The main concern continues to be for the children and young people in the community. The Safety Zone aims to promote choices which encourage potential and maximise the opportunities for young people’s growth and development into responsible adults. The Safety Zone offers targeted activities to enhance the young person’s social, physical and educational well-being, as well as offering a ‘safe haven' from external and damaging influences.

Bargeddie’s History

Roy's map of 1750 shows a village named "Bargeddy" and Forrest's map of 1801 has a hamlet name "Balgedy".  This suggests that the original name comes from 'Bal' - Gaelic for a settlement  - and possibly from the Gaelic word 'geadaibh', meaning a ploughed field!

The 1801 map shows "Balgedy" surrounded by a large number of thin strips of fields, alternatively owned by Messrs Wark and Muirhead.   These narrow fields, without hedge or tree boundaries, were the last remains of the traditional "runrig" pattern of field management. By 1817 Forrest discovered that Bargeddie House was in the hands of Mr Wark who had replaced the runrig pattern with a modern large field pattern.

In 1864 Bargeddie was chosen by the Baird Trust as the site for a new church school to service the nearby mining villages of Cuilhill and Langmuir.   It was chosen because of its central position and its location on the main road.  The original school building has now been converted into apartments.

It has been said that Bargeddie was at the cutting edge of Victorian technology - albeit briefly!  In 1864 the Lochwood Pit at Cuilhill, owned by the Bairds, saw the operation of the first chain-driven coal cutting machine in Scotland.   It was known as "The Gartsherrie"  and,  though it was plagued by unreliability, it became the prototype for mechanical coal-cutting machines right up to the 20th century. 

Bargeddie Parish Church was built in 1876.  It is isolated from Bargeddie and was built on land donated by the Misses Black, owners of Heatheryknowe.  One of them later married the first minister of the church.

Braehead United Free Church in Bargeddie was Built as a Free Church mission 1892 and adhered unanimously  to the Continuing Church, 1929, and sits on Langmuir Road at the entrance to the village.

St.

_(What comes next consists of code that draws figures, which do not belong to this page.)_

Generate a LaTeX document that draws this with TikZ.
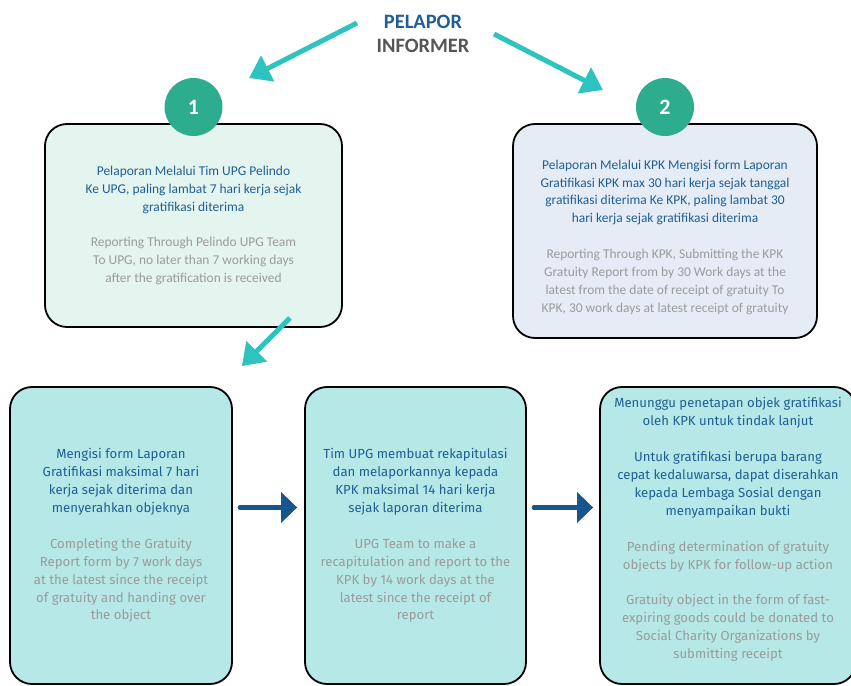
\documentclass[tikz,border=0pt]{standalone}
\usepackage{fontspec}
\setmainfont{Carlito}
\newfontfamily\stepfont{Fira Sans}
\usetikzlibrary{arrows.meta}

\definecolor{arrteal}{RGB}{45,195,190}
\definecolor{arrblue}{RGB}{22,86,140}
\definecolor{circ}{RGB}{46,173,142}
\definecolor{txtblue}{RGB}{31,95,150}
\definecolor{txtgray}{RGB}{155,155,155}
\definecolor{hdgray}{RGB}{85,85,85}
\definecolor{fillone}{RGB}{228,244,239}
\definecolor{filltwo}{RGB}{230,236,246}
\definecolor{fillstep}{RGB}{181,232,230}

\newcommand{\gy}[1]{\textcolor{txtgray}{#1}}

\begin{document}
\begin{tikzpicture}[x=1bp, y=-1bp,
	every node/.style={font=\fontsize{13.5}{18}\selectfont, align=center, text=txtblue},
	card/.style={draw, line width=1.8bp, rounded corners=22bp, inner sep=0pt},
	stepcard/.style={card, fill=fillstep, minimum height=297bp, font=\stepfont\fontsize{13.2}{18}\selectfont},
	num/.style={circle, fill=circ, minimum size=58bp, inner sep=0pt, text=white, font=\bfseries\fontsize{22}{22}\selectfont},
	tealarr/.style={draw=arrteal, line width=5bp, -{Triangle[length=21bp,width=28bp]}},
	bluearr/.style={draw=arrblue, line width=4.5bp, line cap=round, -{Triangle[length=16bp,width=30bp]}}]
	\clip (0,0) rectangle (851,686);
	% informer
	\node[font=\bfseries\fontsize{20.5}{24}\selectfont] (hdr) at (423,34) {PELAPOR\\\textcolor{hdgray}{INFORMER}};
	\coordinate (t1s) at (357,23);
	\coordinate (t1e) at (249,78);
	\coordinate (t2s) at (494,34);
	\coordinate (t2e) at (603,90);
	\draw[tealarr] (t1s) -- (t1e);
	\draw[tealarr] (t2s) -- (t2e);
	% two ways of reporting
	\node[card, fill=fillone, minimum width=297bp, minimum height=203bp] (rep1) at (193.5,225.5) {Pelaporan Melalui Tim UPG Pelindo\\Ke UPG, paling lambat 7 hari kerja sejak\\gratifikasi diterima\\[18bp]\gy{Reporting Through Pelindo UPG Team}\\\gy{To UPG, no later than 7 working days}\\\gy{after the gratification is received}};
	\node[card, fill=filltwo, minimum width=304bp, minimum height=214bp] (rep2) at (665,231) {\rule{0pt}{22bp}Pelaporan Melalui KPK Mengisi form Laporan\\Gratifikasi KPK max 30 hari kerja sejak tanggal\\gratifikasi diterima Ke KPK, paling lambat 30\\hari kerja sejak gratifikasi diterima\\[18bp]\gy{Reporting Through KPK, Submitting the KPK}\\\gy{Gratuity Report from by 30 Work days at the}\\\gy{latest from the date of receipt of gratuity To}\\\gy{KPK, 30 work days at latest receipt of gratuity}};
	\node[num] (n1) at (193.5,107) {1};
	\node[num] (n2) at (665,107) {2};
	% steps of route 1
	\node[stepcard, minimum width=222bp] (stepA) at (121,535.5) {Mengisi form Laporan\\Gratifikasi maksimal 7 hari\\kerja sejak diterima dan\\menyerahkan objeknya\\[18bp]\gy{Completing the Gratuity}\\\gy{Report form by 7 work days}\\\gy{at the latest since the receipt}\\\gy{of gratuity and handing over}\\\gy{the object}};
	\node[stepcard, minimum width=221bp] (stepB) at (415.5,535.5) {Tim UPG membuat rekapitulasi\\dan melaporkannya kepada\\KPK maksimal 14 hari kerja\\sejak laporan diterima\\[18bp]\gy{UPG Team to make a}\\\gy{recapitulation and report to the}\\\gy{KPK by 14 work days at the}\\\gy{latest since the receipt of}\\\gy{report}};
	\node[stepcard, minimum width=256bp, text depth=15bp] (stepC) at (728,535.5) {Menunggu penetapan objek gratifikasi\\oleh KPK untuk tindak lanjut\\[18bp]Untuk gratifikasi berupa barang\\cepat kedaluwarsa, dapat diserahkan\\kepada Lembaga Sosial dengan\\menyampaikan bukti\\[18bp]\gy{Pending determination of gratuity}\\\gy{objects by KPK for follow-up action}\\[18bp]\gy{Gratuity object in the form of fast-}\\\gy{expiring goods could be donated to}\\\gy{Social Charity Organizations by}\\\gy{submitting receipt}};
	\draw[tealarr] ([shift={(-53,-10)}]rep1.south east) -- ([shift={(9,-20)}]stepA.north east);
	\draw[bluearr] ([shift={(7,-28)}]stepA.east) -- ([shift={(-7,-28)}]stepB.west);
	\draw[bluearr] ([shift={(7,-28)}]stepB.east) -- ([shift={(-6,-28)}]stepC.west);
\end{tikzpicture}
\end{document}
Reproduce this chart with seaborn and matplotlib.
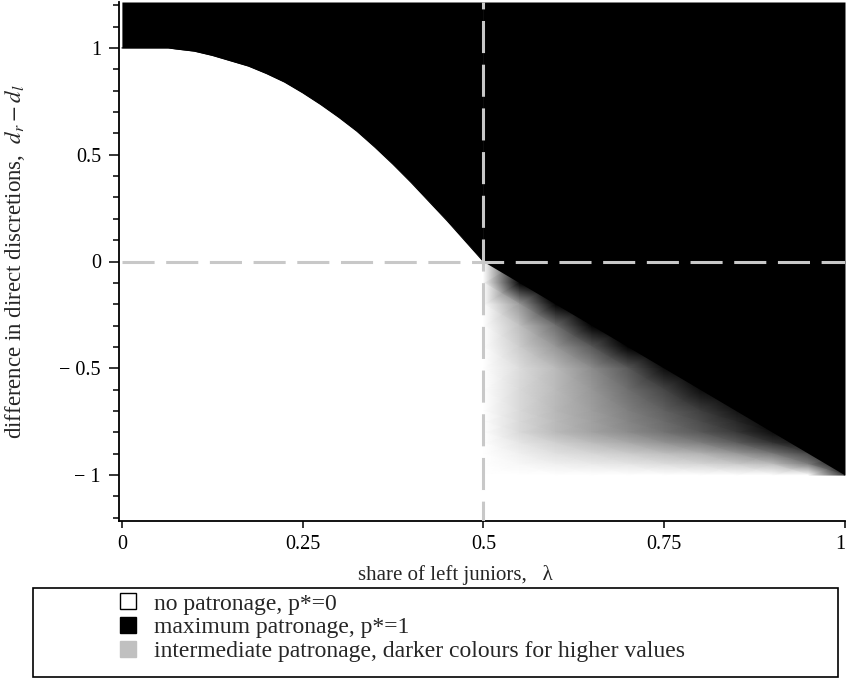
import numpy as np
import matplotlib
matplotlib.use("Agg")
import matplotlib.pyplot as plt
import seaborn as sns
from matplotlib.lines import Line2D
from matplotlib.patches import Rectangle
from matplotlib.ticker import MultipleLocator

# ---- data ----
# boundary between "no patronage" (below) and "maximum patronage" (above), lambda < 0.5
curve_x = [0.0, 0.064, 0.075, 0.10, 0.125, 0.15, 0.175, 0.20, 0.225, 0.25, 0.275,
           0.30, 0.325, 0.35, 0.375, 0.40, 0.425, 0.45, 0.475, 0.50]
curve_y = [1.0, 1.0, 0.995, 0.985, 0.965, 0.94, 0.915, 0.88, 0.84, 0.79, 0.735,
           0.675, 0.61, 0.535, 0.455, 0.37, 0.28, 0.19, 0.095, 0.0]
# upper edge of the intermediate region, lambda > 0.5
diag_x = [0.5, 1.0]
diag_y = [0.0, -1.0]
# intermediate patronage levels (0 = white, 1 = black) on a grid
grad_x = [0.5, 0.55, 0.6, 0.65, 0.7, 0.75, 0.8, 0.85, 0.9, 0.95, 1.0]
grad_y = [0.0, -0.1, -0.2, -0.3, -0.4, -0.5, -0.6, -0.7, -0.75, -0.8, -0.85, -0.9, -0.95, -1.0]
grad_p = [
    [0, 1.00, 1.00, 1.00, 1.00, 1.00, 1.00, 1.00, 1.00, 1.00, 1.00],
    [0, 1.00, 1.00, 1.00, 1.00, 1.00, 1.00, 1.00, 1.00, 1.00, 1.00],
    [0, 0.40, 1.00, 1.00, 1.00, 1.00, 1.00, 1.00, 1.00, 1.00, 1.00],
    [0, 0.25, 0.57, 1.00, 1.00, 1.00, 1.00, 1.00, 1.00, 1.00, 1.00],
    [0, 0.20, 0.41, 0.65, 1.00, 1.00, 1.00, 1.00, 1.00, 1.00, 1.00],
    [0, 0.14, 0.27, 0.45, 0.65, 0.95, 1.00, 1.00, 1.00, 1.00, 1.00],
    [0, 0.15, 0.27, 0.41, 0.57, 0.73, 0.95, 1.00, 1.00, 1.00, 1.00],
    [0, 0.15, 0.28, 0.38, 0.50, 0.62, 0.75, 0.92, 1.00, 1.00, 1.00],
    [0, 0.15, 0.27, 0.37, 0.48, 0.58, 0.70, 0.84, 1.00, 1.00, 1.00],
    [0, 0.15, 0.27, 0.36, 0.45, 0.55, 0.65, 0.78, 0.95, 1.00, 1.00],
    [0, 0.10, 0.18, 0.26, 0.33, 0.42, 0.50, 0.63, 0.80, 0.95, 1.00],
    [0, 0.06, 0.12, 0.16, 0.20, 0.25, 0.30, 0.40, 0.53, 0.73, 1.00],
    [0, 0.03, 0.06, 0.08, 0.10, 0.13, 0.16, 0.20, 0.25, 0.50, 1.00],
    [0, 0.00, 0.00, 0.00, 0.00, 0.00, 0.00, 0.00, 0.00, 0.00, 0.80],
]
x_ticks = [0, 0.25, 0.5, 0.75, 1]
x_tick_labels = ["0", "0.25", "0.5", "0.75", "1"]
y_ticks = [-1, -0.5, 0, 0.5, 1]
y_tick_labels = ["\u2212 1", "\u2212 0.5", "0", "0.5", "1"]
legend_labels = ["no patronage, p*=0",
                 "maximum patronage, p*=1",
                 "intermediate patronage, darker colours for higher values"]
legend_colors = ["white", "black", "#c0c0c0"]

# ---- style ----
sns.set_theme(style="ticks")
plt.rcParams["font.family"] = ["Liberation Serif", "DejaVu Serif"]
plt.rcParams["mathtext.fontset"] = "stix"
plt.rcParams["axes.edgecolor"] = "black"
plt.rcParams["xtick.color"] = "black"
plt.rcParams["ytick.color"] = "black"

W, H = 847, 684
fig = plt.figure(figsize=(W / 100, H / 100), dpi=100)
ax = fig.add_axes([119 / W, 163 / H, 726 / W, 519 / H])
ax.set_xlim(-0.004, 1.0)
ax.set_ylim(-1.215, 1.215)
ytop = ax.get_ylim()[1]

# intermediate gradient
GX, GY = np.meshgrid(grad_x, grad_y)
ax.pcolormesh(GX, GY, np.array(grad_p), cmap="gray_r", vmin=0, vmax=1,
              shading="gouraud", zorder=1)

# maximum patronage regions
ax.fill_between(curve_x, curve_y, ytop, color="black", lw=0, zorder=2)
ax.fill_between(diag_x, diag_y, ytop, color="black", lw=0, zorder=2)
sns.lineplot(x=curve_x, y=curve_y, color="black", lw=0.8, ax=ax, zorder=3)

# dashed reference lines
ax.axvline(0.5, color="#c8c8c8", lw=2.2, ls=(4, (10.5, 3.8)), zorder=4)
ax.hlines(0, 0, 1, color="#c8c8c8", lw=2.2, ls=(0, (10.5, 3.8)), zorder=4)

# axes
sns.despine(ax=ax)
ax.spines["left"].set_linewidth(1.3)
ax.spines["bottom"].set_linewidth(1.3)
ax.set_xticks(x_ticks)
ax.set_xticklabels(x_tick_labels)
ax.set_yticks(y_ticks)
ax.set_yticklabels(y_tick_labels)
ax.yaxis.set_minor_locator(MultipleLocator(0.1))
ax.tick_params(axis="y", which="major", length=7, width=1.1, pad=6, labelsize=14.5)
ax.tick_params(axis="y", which="minor", length=4.3, width=1.1)
ax.tick_params(axis="x", which="major", length=5, width=1.1, pad=5, labelsize=14.5)
ax.get_xticklabels()[-1].set_horizontalalignment("right")
ax.set_xlabel("share of left juniors,   \u03bb", fontsize=15)
ax.xaxis.set_label_coords(0.463, -0.085)
ax.set_ylabel("difference in direct discretions,  $d_r - d_l$", fontsize=16.5)
ax.yaxis.set_label_coords(-0.127, 0.5)

# legend with separate frame
fig.patches.append(Rectangle((33 / W, 1 - 677 / H), (838 - 33) / W, (677 - 588) / H,
                             transform=fig.transFigure, fill=False,
                             edgecolor="black", lw=1.2))
handles = [Line2D([], [], marker="s", linestyle="none", markersize=12,
                  markerfacecolor=c, markeredgecolor="black" if c == "white" else c,
                  markeredgewidth=1.0) for c in legend_colors]
fig.legend(handles, legend_labels, loc="upper left",
           bbox_to_anchor=(108 / W, 1 - 586 / H), frameon=False,
           fontsize=17, handlelength=1.1, handletextpad=0.55,
           labelspacing=0.1, borderpad=0.3, borderaxespad=0)

fig.savefig("out.png", dpi=100)
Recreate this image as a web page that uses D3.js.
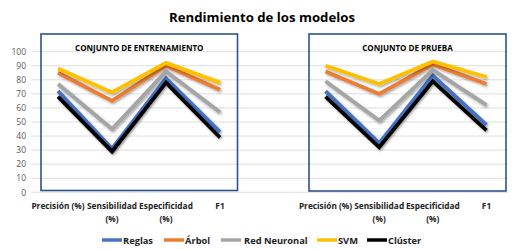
<!DOCTYPE html>
<html>
<head>
<meta charset="utf-8">
<script src="https://cdn.jsdelivr.net/npm/d3@7"></script>
<style>
  body { margin: 0; background: #fff; }
  text { font-family: "Open Sans", "Liberation Sans", sans-serif; }
</style>
</head>
<body>
<div id="chart"></div>
<script>
// categories (label lines for wrapping)
const categories = ["Precisión (%)", "Sensibilidad (%)", "Especificidad (%)", "F1"];
const categoryLines = [["Precisión (%)"], ["Sensibilidad", "(%)"], ["Especificidad", "(%)"], ["F1"]];
const panels = ["CONJUNTO DE ENTRENAMIENTO", "CONJUNTO DE PRUEBA"];
const models = ["Reglas", "Árbol", "Red Neuronal", "SVM", "Clúster"];
const colors = ["#4472C4", "#ED7D31", "#A5A5A5", "#FFC000", "#000000"];
const yTicks = [0, 10, 20, 30, 40, 50, 60, 70, 80, 90, 100];

// training set values, one array per model
const trainReglas = [72, 31, 81, 43];
const trainArbol = [85, 65, 90, 73];
const trainRed = [77, 45, 86, 57];
const trainSVM = [88, 71, 92, 78];
const trainCluster = [68, 29, 78, 39];

// test set values
const testReglas = [72, 35, 83, 48];
const testArbol = [86, 70, 91, 77];
const testRed = [79, 51, 87, 62];
const testSVM = [90, 77, 93, 82];
const testCluster = [68, 32, 79, 44];

const trainSeries = [trainReglas, trainArbol, trainRed, trainSVM, trainCluster];
const testSeries = [testReglas, testArbol, testRed, testSVM, testCluster];

const width = 512, height = 249;

const svg = d3.select("#chart").append("svg")
    .attr("width", width)
    .attr("height", height);

const defs = svg.append("defs");
defs.append("filter")
    .attr("id", "shadow")
    .attr("x", "-20%").attr("y", "-20%")
    .attr("width", "140%").attr("height", "140%")
  .append("feDropShadow")
    .attr("dx", 1.2).attr("dy", 1.5)
    .attr("stdDeviation", 0.9)
    .attr("flood-color", "#000")
    .attr("flood-opacity", 0.35);

const y = d3.scaleLinear().domain([0, 100]).range([192.3, 51.7]);

// title
svg.append("text")
    .attr("x", 262).attr("y", 22)
    .attr("text-anchor", "middle")
    .attr("font-size", 13.2)
    .attr("font-weight", 700)
    .attr("fill", "#000")
    .text("Rendimiento de los modelos");

// gridlines + y labels
const yAxis = d3.axisLeft(y).tickValues(yTicks).tickSize(0).tickPadding(0);
const yg = svg.append("g")
    .attr("transform", "translate(26,0)")
    .call(yAxis);
yg.select(".domain").remove();
yg.selectAll("text")
    .attr("font-size", 8.5)
    .attr("fill", "#595959")
    .attr("font-family", "Open Sans, Liberation Sans, sans-serif");

svg.append("g").selectAll("line").data(yTicks).join("line")
    .attr("x1", 31.5).attr("x2", 508)
    .attr("y1", d => y(d)).attr("y2", d => y(d))
    .attr("stroke", "#dedede")
    .attr("stroke-width", 1);

const panelDefs = [
    { title: panels[0], series: trainSeries, range: [58, 220], box: [41, 34, 237.5, 190.5] },
    { title: panels[1], series: testSeries, range: [325.5, 486.5], box: [309, 34, 506, 191] }
];

panelDefs.forEach(p => {
    const x = d3.scalePoint().domain(categories).range(p.range);

    const line = d3.line()
        .x((d, i) => x(categories[i]))
        .y(d => y(d));

    const g = svg.append("g");

    g.selectAll("path.series").data(p.series).join("path")
        .attr("class", "series")
        .attr("d", d => line(d))
        .attr("fill", "none")
        .attr("stroke", (d, i) => colors[i])
        .attr("stroke-width", 3.8)
        .attr("stroke-linejoin", "miter")
        .attr("filter", "url(#shadow)");

    // category labels
    const lab = g.selectAll("text.cat").data(categoryLines).join("text")
        .attr("class", "cat")
        .attr("text-anchor", "middle")
        .attr("font-size", 8.3)
        .attr("font-weight", 700)
        .attr("fill", "#222");
    lab.each(function (lines, i) {
        d3.select(this).selectAll("tspan").data(lines).join("tspan")
            .attr("x", x(categories[i]))
            .attr("y", (d, j) => 209 + j * 13)
            .text(d => d);
    });

    // framing box
    const [x0, y0, x1, y1] = p.box;
    g.append("rect")
        .attr("x", x0).attr("y", y0)
        .attr("width", x1 - x0).attr("height", y1 - y0)
        .attr("fill", "none")
        .attr("stroke", "#2F528F")
        .attr("stroke-width", 1.6);

    g.append("text")
        .attr("x", (x0 + x1) / 2).attr("y", 51)
        .attr("text-anchor", "middle")
        .attr("font-size", 8)
        .attr("font-weight", 700)
        .attr("fill", "#000")
        .text(p.title);
});

// legend
const legendX = [102, 164, 221, 317, 367];
const legend = svg.append("g").selectAll("g").data(models).join("g")
    .attr("transform", (d, i) => `translate(${legendX[i]},240)`);
legend.append("line")
    .attr("x1", 0).attr("x2", 20)
    .attr("stroke", (d, i) => colors[i])
    .attr("stroke-width", 3.5);
legend.append("text")
    .attr("x", (d, i) => i === 2 ? 23 : 21)
    .attr("y", 3.5)
    .attr("font-size", 9.3)
    .attr("font-weight", 700)
    .attr("fill", "#222")
    .text(d => d);
</script>
</body>
</html>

Kevin’s RC Church was opened in 1950 and is situated in Mainhill Road within the village.

All the churches in Bargeddie have been very supportive of The Safety Zone and joint services are held occasionally throughout the year.

Bargeddie developed as part of a mining community in the western part of the Old Monkland Parish and other local industries followed, such as a brickworks, opened in 1900, which at one time produced 4.5 million bricks per year.

Bargeddie grew, along with neighbouring Cuihill and Drumpark, in association with the mining of coal. In the late 1940s a major housing estate was created to accommodate an influx of inhabitants from Glasgow and the surrounding areas.

In recent years Bargeddie has begun to expand as part of the overall Glasgow area expansion with the addition of the Drumpellier Lawns housing development.

Bargeddie is now a community with a population of approximately 3,500 located on the north-east tip of Lanarkshire and adjacent to the Easterhouse housing scheme.

The decline of local steel, brickwork and coal industries in the 70s and 80s led to some long-term unemployment, but people didn’t move away but stayed put. This caused a coherent and loyal population to develop in Bargeddie, but also caused some of the typical social problems to emerge within the village, such as family breakdown, one-parent families, alcohol and drug abuse.  This profile is not unique to Bargeddie but can be found in many communities around Glasgow and other large cities.   

Occasionally 'territorial issues' can become evident, especially with the other communities abutting Bargeddie; and, although there are good leisure facilities close by at the Showcase development and also in both Easterhouse and Coatbridge, many fear travelling to these facilities or even using public transport in the evenings, aware of difficulties which may arise if they are seen by those outside Bargeddie in a different ‘territory’.

Despite these issues, or perhaps because of them, members of the community continue to be very supportive of The Safety Zone.